Set down the data below from its first line to the line holding "Chart.register(...registerables);", inclusive; omit all pictures.

Collected material →
## begin
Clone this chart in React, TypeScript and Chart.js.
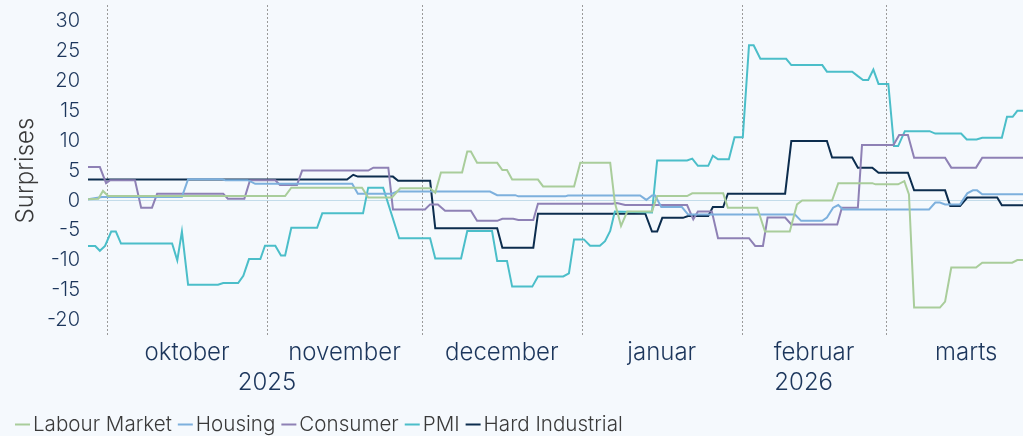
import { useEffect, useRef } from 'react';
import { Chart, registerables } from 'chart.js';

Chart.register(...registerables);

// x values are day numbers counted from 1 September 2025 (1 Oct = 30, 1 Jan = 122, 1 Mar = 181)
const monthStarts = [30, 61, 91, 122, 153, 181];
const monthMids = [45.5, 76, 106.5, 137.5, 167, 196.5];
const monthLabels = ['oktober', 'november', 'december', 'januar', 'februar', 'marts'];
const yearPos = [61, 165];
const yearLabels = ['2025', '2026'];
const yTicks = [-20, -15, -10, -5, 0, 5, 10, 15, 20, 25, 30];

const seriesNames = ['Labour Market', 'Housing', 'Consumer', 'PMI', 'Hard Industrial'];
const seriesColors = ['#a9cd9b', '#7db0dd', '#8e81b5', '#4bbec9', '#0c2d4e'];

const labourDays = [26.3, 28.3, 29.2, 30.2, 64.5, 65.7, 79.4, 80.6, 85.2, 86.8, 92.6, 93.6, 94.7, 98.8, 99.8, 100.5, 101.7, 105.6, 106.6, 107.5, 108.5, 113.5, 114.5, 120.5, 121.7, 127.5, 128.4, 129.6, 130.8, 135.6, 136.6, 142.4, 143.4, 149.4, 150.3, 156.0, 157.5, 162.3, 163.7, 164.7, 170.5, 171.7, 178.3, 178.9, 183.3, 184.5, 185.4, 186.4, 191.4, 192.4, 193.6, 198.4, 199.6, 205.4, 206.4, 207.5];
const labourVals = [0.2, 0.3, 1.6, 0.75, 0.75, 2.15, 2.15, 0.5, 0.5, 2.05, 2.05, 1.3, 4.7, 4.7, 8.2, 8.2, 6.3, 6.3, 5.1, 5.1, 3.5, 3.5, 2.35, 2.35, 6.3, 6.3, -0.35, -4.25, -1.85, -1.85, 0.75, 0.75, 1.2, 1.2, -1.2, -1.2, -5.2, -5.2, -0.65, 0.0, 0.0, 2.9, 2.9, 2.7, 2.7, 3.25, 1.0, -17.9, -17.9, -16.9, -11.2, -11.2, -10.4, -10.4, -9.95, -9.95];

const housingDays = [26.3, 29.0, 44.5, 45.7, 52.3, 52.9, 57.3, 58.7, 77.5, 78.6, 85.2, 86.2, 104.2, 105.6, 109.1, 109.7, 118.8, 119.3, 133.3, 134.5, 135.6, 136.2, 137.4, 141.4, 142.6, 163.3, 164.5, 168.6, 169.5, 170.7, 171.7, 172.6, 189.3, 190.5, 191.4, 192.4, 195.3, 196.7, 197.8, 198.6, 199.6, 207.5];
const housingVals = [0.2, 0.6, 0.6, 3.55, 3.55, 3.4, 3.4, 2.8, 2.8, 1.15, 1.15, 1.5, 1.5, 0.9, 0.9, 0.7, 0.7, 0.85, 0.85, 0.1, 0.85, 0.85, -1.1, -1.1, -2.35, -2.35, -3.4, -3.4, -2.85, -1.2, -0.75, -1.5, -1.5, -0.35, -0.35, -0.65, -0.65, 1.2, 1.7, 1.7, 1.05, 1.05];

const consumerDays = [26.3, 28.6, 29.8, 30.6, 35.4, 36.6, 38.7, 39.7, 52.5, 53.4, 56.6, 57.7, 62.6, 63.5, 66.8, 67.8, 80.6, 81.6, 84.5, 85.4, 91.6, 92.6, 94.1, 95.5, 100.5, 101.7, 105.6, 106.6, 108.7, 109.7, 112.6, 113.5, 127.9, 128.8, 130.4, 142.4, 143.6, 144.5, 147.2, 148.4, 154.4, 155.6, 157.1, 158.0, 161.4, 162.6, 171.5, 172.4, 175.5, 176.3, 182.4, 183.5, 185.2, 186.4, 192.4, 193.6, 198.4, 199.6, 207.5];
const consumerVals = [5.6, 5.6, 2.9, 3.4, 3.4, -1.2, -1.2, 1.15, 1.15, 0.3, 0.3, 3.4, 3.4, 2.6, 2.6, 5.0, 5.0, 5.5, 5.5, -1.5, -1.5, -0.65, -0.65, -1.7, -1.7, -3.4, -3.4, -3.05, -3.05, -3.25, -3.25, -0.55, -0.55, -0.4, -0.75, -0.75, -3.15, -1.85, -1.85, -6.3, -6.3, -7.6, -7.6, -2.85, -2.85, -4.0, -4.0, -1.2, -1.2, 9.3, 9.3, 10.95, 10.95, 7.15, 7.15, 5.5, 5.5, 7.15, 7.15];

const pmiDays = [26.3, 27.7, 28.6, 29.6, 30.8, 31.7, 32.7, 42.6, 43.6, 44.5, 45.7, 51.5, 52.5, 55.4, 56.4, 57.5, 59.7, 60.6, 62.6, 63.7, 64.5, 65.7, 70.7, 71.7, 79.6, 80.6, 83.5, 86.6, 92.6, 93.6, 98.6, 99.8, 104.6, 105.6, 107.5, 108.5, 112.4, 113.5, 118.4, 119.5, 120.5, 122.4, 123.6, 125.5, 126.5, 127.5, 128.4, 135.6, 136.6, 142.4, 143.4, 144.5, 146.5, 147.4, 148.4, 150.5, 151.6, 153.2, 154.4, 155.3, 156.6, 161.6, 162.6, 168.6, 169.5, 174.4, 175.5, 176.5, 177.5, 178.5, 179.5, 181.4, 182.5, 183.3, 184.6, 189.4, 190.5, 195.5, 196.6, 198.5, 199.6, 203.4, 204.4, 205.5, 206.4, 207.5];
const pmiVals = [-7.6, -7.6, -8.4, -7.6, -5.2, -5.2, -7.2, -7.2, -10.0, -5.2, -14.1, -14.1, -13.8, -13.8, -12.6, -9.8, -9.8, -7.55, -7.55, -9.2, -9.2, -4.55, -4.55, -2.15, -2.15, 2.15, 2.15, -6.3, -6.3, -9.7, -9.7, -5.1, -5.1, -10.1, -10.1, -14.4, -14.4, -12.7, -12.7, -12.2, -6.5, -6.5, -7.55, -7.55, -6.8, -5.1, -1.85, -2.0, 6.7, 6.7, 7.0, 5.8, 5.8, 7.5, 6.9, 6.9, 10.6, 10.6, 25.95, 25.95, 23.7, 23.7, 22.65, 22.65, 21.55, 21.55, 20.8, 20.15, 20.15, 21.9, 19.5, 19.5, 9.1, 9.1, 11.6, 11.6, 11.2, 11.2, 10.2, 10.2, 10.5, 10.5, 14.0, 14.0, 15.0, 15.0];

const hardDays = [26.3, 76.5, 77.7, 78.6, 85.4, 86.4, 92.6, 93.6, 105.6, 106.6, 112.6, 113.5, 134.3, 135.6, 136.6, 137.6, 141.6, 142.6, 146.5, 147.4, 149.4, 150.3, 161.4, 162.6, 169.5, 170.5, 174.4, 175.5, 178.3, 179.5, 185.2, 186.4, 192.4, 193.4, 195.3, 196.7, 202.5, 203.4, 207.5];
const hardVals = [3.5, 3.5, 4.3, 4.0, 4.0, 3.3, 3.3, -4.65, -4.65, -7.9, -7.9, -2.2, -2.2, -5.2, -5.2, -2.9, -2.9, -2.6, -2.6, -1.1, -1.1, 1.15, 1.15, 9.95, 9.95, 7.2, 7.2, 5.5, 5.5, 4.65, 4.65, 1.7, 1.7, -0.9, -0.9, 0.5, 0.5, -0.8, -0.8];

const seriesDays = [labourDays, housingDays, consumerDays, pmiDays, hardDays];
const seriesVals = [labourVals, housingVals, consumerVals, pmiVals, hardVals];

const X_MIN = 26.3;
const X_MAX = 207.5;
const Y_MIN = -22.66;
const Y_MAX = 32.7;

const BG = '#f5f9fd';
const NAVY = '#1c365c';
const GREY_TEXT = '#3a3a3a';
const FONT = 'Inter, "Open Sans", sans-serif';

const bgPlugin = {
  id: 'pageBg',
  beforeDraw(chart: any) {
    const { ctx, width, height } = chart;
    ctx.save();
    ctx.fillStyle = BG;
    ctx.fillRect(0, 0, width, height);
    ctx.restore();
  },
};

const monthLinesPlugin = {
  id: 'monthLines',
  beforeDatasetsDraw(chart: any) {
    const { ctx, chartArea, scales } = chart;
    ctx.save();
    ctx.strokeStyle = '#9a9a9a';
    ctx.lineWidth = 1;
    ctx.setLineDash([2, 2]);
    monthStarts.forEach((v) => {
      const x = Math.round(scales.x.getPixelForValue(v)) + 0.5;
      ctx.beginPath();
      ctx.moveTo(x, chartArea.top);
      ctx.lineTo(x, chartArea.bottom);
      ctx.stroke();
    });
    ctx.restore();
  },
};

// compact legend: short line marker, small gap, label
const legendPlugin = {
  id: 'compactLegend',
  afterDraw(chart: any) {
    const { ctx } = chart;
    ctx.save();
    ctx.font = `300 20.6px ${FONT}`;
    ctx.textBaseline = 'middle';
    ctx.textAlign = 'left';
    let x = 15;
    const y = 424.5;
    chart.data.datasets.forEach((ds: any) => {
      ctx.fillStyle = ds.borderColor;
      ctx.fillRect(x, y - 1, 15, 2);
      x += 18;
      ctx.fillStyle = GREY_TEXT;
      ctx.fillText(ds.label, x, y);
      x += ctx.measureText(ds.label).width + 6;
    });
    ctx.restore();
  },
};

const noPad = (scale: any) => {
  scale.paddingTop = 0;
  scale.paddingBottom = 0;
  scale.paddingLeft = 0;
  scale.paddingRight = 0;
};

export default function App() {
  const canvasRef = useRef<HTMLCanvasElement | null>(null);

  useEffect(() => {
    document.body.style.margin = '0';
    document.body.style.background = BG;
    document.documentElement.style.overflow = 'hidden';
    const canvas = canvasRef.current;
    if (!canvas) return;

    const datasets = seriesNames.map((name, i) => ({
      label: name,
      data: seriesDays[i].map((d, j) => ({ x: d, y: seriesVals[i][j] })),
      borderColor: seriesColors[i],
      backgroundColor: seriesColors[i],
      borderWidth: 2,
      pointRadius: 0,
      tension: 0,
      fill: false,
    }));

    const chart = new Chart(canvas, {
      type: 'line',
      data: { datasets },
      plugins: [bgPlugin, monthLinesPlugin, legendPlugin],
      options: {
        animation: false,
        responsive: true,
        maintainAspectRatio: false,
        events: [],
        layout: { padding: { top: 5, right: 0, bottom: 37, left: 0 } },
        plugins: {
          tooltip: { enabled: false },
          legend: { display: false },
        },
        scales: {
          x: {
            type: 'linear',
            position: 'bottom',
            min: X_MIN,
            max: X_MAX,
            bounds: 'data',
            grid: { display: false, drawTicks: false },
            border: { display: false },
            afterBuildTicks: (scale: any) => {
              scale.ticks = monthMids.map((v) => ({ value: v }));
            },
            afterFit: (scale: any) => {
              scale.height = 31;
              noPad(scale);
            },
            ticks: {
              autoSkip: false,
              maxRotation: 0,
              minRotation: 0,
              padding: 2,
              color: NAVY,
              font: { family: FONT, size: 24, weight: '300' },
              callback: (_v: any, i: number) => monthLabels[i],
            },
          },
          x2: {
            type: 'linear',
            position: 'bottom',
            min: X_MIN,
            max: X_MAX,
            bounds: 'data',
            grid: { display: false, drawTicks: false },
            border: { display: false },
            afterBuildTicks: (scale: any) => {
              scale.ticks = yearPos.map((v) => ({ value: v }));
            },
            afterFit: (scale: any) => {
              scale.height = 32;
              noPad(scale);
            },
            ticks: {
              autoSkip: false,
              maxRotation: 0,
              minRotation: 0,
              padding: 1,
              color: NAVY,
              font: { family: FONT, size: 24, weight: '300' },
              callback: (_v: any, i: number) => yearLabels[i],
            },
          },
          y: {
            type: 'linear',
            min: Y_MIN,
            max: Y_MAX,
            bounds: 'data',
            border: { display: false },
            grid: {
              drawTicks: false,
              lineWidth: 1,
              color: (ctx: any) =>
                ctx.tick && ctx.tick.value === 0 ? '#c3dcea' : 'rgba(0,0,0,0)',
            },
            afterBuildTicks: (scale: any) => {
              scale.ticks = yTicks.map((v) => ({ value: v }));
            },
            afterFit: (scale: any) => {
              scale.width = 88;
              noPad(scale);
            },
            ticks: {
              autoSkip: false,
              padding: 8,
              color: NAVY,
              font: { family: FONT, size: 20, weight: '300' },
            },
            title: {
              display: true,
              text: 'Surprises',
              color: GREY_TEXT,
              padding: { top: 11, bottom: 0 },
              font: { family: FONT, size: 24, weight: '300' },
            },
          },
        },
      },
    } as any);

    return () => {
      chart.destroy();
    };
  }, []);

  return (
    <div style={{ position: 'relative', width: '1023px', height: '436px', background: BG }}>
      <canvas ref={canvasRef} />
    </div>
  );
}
## end
Problem solution →
Clone this chart in React, TypeScript and Chart.js.
import { useEffect, useRef } from 'react';
import { Chart, registerables } from 'chart.js';

Chart.register(...registerables);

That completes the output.